▶ **Brief**: Reproduce the listing exactly, with no pictures in your copy.

──────── Dataset section ────────

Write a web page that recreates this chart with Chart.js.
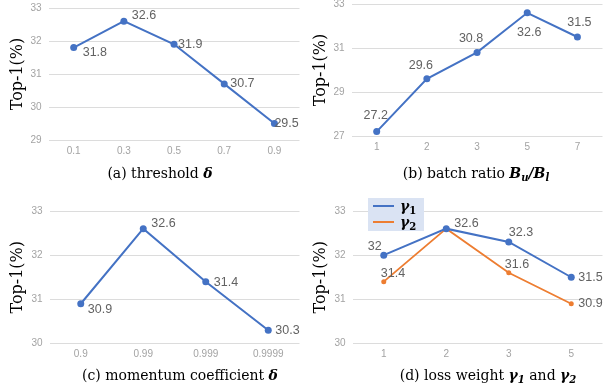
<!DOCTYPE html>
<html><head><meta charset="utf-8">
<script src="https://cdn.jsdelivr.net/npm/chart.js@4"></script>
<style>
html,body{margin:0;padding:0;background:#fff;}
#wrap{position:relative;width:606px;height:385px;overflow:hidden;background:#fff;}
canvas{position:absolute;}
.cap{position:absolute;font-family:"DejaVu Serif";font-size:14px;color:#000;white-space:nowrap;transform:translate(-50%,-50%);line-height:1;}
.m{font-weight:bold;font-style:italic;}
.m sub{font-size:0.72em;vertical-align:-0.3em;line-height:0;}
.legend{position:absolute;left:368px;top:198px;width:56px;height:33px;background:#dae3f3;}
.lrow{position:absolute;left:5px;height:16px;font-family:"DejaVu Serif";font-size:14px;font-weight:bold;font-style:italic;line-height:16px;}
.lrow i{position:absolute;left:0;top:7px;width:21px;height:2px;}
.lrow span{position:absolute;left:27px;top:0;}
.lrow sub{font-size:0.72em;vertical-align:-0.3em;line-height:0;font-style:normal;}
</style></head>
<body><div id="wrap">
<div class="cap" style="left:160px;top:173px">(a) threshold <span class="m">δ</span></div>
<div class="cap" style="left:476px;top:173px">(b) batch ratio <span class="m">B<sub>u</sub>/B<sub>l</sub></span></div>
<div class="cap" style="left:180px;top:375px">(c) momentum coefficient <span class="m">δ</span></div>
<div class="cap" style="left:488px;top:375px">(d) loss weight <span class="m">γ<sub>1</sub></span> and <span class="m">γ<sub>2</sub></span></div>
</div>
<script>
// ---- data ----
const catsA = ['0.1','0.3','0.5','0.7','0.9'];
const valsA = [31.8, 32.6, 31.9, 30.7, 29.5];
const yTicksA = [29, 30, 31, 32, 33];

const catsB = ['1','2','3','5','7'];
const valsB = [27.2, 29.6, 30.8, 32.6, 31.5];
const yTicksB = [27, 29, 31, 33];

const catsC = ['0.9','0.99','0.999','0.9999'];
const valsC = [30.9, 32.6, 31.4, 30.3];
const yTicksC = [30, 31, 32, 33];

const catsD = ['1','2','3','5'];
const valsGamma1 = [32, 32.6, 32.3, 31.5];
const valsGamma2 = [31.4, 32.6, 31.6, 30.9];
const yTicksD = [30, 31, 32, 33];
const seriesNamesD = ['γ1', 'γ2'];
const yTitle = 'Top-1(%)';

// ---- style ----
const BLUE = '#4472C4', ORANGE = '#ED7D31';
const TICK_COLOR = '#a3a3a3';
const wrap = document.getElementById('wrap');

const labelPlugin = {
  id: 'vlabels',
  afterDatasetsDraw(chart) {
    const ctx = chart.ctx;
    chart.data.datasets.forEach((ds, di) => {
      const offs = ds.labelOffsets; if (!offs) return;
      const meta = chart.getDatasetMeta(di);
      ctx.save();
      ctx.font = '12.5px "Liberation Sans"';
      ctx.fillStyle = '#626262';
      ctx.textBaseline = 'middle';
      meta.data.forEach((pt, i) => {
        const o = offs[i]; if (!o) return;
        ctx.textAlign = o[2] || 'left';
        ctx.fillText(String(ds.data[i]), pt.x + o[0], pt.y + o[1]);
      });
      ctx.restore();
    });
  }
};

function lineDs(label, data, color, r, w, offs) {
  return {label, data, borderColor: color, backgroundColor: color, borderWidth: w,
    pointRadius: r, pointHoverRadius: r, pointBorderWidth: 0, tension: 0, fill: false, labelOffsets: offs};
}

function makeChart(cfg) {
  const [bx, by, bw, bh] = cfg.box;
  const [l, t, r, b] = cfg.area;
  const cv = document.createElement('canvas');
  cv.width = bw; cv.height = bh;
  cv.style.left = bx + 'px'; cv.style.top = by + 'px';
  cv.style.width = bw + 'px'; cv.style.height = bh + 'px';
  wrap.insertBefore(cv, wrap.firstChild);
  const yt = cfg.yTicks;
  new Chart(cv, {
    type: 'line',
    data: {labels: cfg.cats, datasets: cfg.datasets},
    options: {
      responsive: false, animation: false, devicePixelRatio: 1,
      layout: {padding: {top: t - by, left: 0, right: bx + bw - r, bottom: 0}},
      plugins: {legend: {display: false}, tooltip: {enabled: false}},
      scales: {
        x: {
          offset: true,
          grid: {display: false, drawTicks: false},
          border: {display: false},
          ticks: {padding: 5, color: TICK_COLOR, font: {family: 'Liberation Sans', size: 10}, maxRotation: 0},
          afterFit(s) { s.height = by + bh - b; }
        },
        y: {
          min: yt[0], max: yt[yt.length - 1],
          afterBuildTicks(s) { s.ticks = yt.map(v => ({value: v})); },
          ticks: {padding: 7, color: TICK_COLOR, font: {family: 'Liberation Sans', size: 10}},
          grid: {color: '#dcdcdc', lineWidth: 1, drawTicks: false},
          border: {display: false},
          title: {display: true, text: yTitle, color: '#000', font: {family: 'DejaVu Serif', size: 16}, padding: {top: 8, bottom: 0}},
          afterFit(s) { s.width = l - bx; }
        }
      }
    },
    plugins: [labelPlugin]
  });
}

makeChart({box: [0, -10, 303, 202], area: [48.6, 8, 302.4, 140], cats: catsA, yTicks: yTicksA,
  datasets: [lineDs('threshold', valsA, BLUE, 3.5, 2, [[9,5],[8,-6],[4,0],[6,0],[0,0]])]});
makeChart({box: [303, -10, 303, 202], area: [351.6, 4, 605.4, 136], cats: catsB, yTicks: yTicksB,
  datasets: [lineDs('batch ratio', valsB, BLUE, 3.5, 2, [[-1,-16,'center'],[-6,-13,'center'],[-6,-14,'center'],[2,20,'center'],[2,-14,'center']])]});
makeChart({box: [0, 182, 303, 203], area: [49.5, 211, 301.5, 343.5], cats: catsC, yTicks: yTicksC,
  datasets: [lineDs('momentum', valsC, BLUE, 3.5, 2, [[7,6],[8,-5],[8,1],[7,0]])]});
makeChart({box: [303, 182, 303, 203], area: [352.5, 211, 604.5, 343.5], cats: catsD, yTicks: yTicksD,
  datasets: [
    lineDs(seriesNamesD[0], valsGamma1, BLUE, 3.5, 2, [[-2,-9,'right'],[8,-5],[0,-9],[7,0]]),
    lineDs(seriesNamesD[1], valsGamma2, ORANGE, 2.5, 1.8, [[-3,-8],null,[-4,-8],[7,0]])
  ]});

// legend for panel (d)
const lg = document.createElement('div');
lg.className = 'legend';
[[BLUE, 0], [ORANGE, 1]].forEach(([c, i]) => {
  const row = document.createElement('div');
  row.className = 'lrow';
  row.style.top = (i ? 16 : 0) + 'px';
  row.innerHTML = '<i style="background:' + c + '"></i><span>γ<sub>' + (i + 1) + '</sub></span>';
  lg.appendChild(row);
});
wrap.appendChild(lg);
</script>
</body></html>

────────

▶ **Response to this exercise**:
Write a web page that recreates this chart with Chart.js.
<!DOCTYPE html>
<html><head><meta charset="utf-8">
<script src="https://cdn.jsdelivr.net/npm/chart.js@4"></script>
<style>
html,body{margin:0;padding:0;background:#fff;}
#wrap{position:relative;width:606px;height:385px;overflow:hidden;background:#fff;}
canvas{position:absolute;}
.cap{position:absolute;font-family:"DejaVu Serif";font-size:14px;color:#000;white-space:nowrap;transform:translate(-50%,-50%);line-height:1;}
.m{font-weight:bold;font-style:italic;}
.m sub{font-size:0.72em;vertical-align:-0.3em;line-height:0;}
.legend{position:absolute;left:368px;top:198px;width:56px;height:33px;background:#dae3f3;}
.lrow{position:absolute;left:5px;height:16px;font-family:"DejaVu Serif";font-size:14px;font-weight:bold;font-style:italic;line-height:16px;}
.lrow i{position:absolute;left:0;top:7px;width:21px;height:2px;}
.lrow span{position:absolute;left:27px;top:0;}
.lrow sub{font-size:0.72em;vertical-align:-0.3em;line-height:0;font-style:normal;}
</style></head>
<body><div id="wrap">
<div class="cap" style="left:160px;top:173px">(a) threshold <span class="m">δ</span></div>
<div class="cap" style="left:476px;top:173px">(b) batch ratio <span class="m">B<sub>u</sub>/B<sub>l</sub></span></div>
<div class="cap" style="left:180px;top:375px">(c) momentum coefficient <span class="m">δ</span></div>
<div class="cap" style="left:488px;top:375px">(d) loss weight <span class="m">γ<sub>1</sub></span> and <span class="m">γ<sub>2</sub></span></div>
</div>
<script>
// ---- data ----
const catsA = ['0.1','0.3','0.5','0.7','0.9'];
const valsA = [31.8, 32.6, 31.9, 30.7, 29.5];
const yTicksA = [29, 30, 31, 32, 33];

const catsB = ['1','2','3','5','7'];
const valsB = [27.2, 29.6, 30.8, 32.6, 31.5];
const yTicksB = [27, 29, 31, 33];

const catsC = ['0.9','0.99','0.999','0.9999'];
const valsC = [30.9, 32.6, 31.4, 30.3];
const yTicksC = [30, 31, 32, 33];

const catsD = ['1','2','3','5'];
const valsGamma1 = [32, 32.6, 32.3, 31.5];
const valsGamma2 = [31.4, 32.6, 31.6, 30.9];
const yTicksD = [30, 31, 32, 33];
const seriesNamesD = ['γ1', 'γ2'];
const yTitle = 'Top-1(%)';

// ---- style ----
const BLUE = '#4472C4', ORANGE = '#ED7D31';
const TICK_COLOR = '#a3a3a3';
const wrap = document.getElementById('wrap');

const labelPlugin = {
  id: 'vlabels',
  afterDatasetsDraw(chart) {
    const ctx = chart.ctx;
    chart.data.datasets.forEach((ds, di) => {
      const offs = ds.labelOffsets; if (!offs) return;
      const meta = chart.getDatasetMeta(di);
      ctx.save();
      ctx.font = '12.5px "Liberation Sans"';
      ctx.fillStyle = '#626262';
      ctx.textBaseline = 'middle';
      meta.data.forEach((pt, i) => {
        const o = offs[i]; if (!o) return;
        ctx.textAlign = o[2] || 'left';
        ctx.fillText(String(ds.data[i]), pt.x + o[0], pt.y + o[1]);
      });
      ctx.restore();
    });
  }
};

function lineDs(label, data, color, r, w, offs) {
  return {label, data, borderColor: color, backgroundColor: color, borderWidth: w,
    pointRadius: r, pointHoverRadius: r, pointBorderWidth: 0, tension: 0, fill: false, labelOffsets: offs};
}

function makeChart(cfg) {
  const [bx, by, bw, bh] = cfg.box;
  const [l, t, r, b] = cfg.area;
  const cv = document.createElement('canvas');
  cv.width = bw; cv.height = bh;
  cv.style.left = bx + 'px'; cv.style.top = by + 'px';
  cv.style.width = bw + 'px'; cv.style.height = bh + 'px';
  wrap.insertBefore(cv, wrap.firstChild);
  const yt = cfg.yTicks;
  new Chart(cv, {
    type: 'line',
    data: {labels: cfg.cats, datasets: cfg.datasets},
    options: {
      responsive: false, animation: false, devicePixelRatio: 1,
      layout: {padding: {top: t - by, left: 0, right: bx + bw - r, bottom: 0}},
      plugins: {legend: {display: false}, tooltip: {enabled: false}},
      scales: {
        x: {
          offset: true,
          grid: {display: false, drawTicks: false},
          border: {display: false},
          ticks: {padding: 5, color: TICK_COLOR, font: {family: 'Liberation Sans', size: 10}, maxRotation: 0},
          afterFit(s) { s.height = by + bh - b; }
        },
        y: {
          min: yt[0], max: yt[yt.length - 1],
          afterBuildTicks(s) { s.ticks = yt.map(v => ({value: v})); },
          ticks: {padding: 7, color: TICK_COLOR, font: {family: 'Liberation Sans', size: 10}},
          grid: {color: '#dcdcdc', lineWidth: 1, drawTicks: false},
          border: {display: false},
          title: {display: true, text: yTitle, color: '#000', font: {family: 'DejaVu Serif', size: 16}, padding: {top: 8, bottom: 0}},
          afterFit(s) { s.width = l - bx; }
        }
      }
    },
    plugins: [labelPlugin]
  });
}

makeChart({box: [0, -10, 303, 202], area: [48.6, 8, 302.4, 140], cats: catsA, yTicks: yTicksA,
  datasets: [lineDs('threshold', valsA, BLUE, 3.5, 2, [[9,5],[8,-6],[4,0],[6,0],[0,0]])]});
makeChart({box: [303, -10, 303, 202], area: [351.6, 4, 605.4, 136], cats: catsB, yTicks: yTicksB,
  datasets: [lineDs('batch ratio', valsB, BLUE, 3.5, 2, [[-1,-16,'center'],[-6,-13,'center'],[-6,-14,'center'],[2,20,'center'],[2,-14,'center']])]});
makeChart({box: [0, 182, 303, 203], area: [49.5, 211, 301.5, 343.5], cats: catsC, yTicks: yTicksC,
  datasets: [lineDs('momentum', valsC, BLUE, 3.5, 2, [[7,6],[8,-5],[8,1],[7,0]])]});
makeChart({box: [303, 182, 303, 203], area: [352.5, 211, 604.5, 343.5], cats: catsD, yTicks: yTicksD,
  datasets: [
    lineDs(seriesNamesD[0], valsGamma1, BLUE, 3.5, 2, [[-2,-9,'right'],[8,-5],[0,-9],[7,0]]),
    lineDs(seriesNamesD[1], valsGamma2, ORANGE, 2.5, 1.8, [[-3,-8],null,[-4,-8],[7,0]])
  ]});

// legend for panel (d)
const lg = document.createElement('div');
lg.className = 'legend';
[[BLUE, 0], [ORANGE, 1]].forEach(([c, i]) => {
  const row = document.createElement('div');
  row.className = 'lrow';
  row.style.top = (i ? 16 : 0) + 'px';
  row.innerHTML = '<i style="background:' + c + '"></i><span>γ<sub>' + (i + 1) + '</sub></span>';
  lg.appendChild(row);
});
wrap.appendChild(lg);
</script>
</body></html>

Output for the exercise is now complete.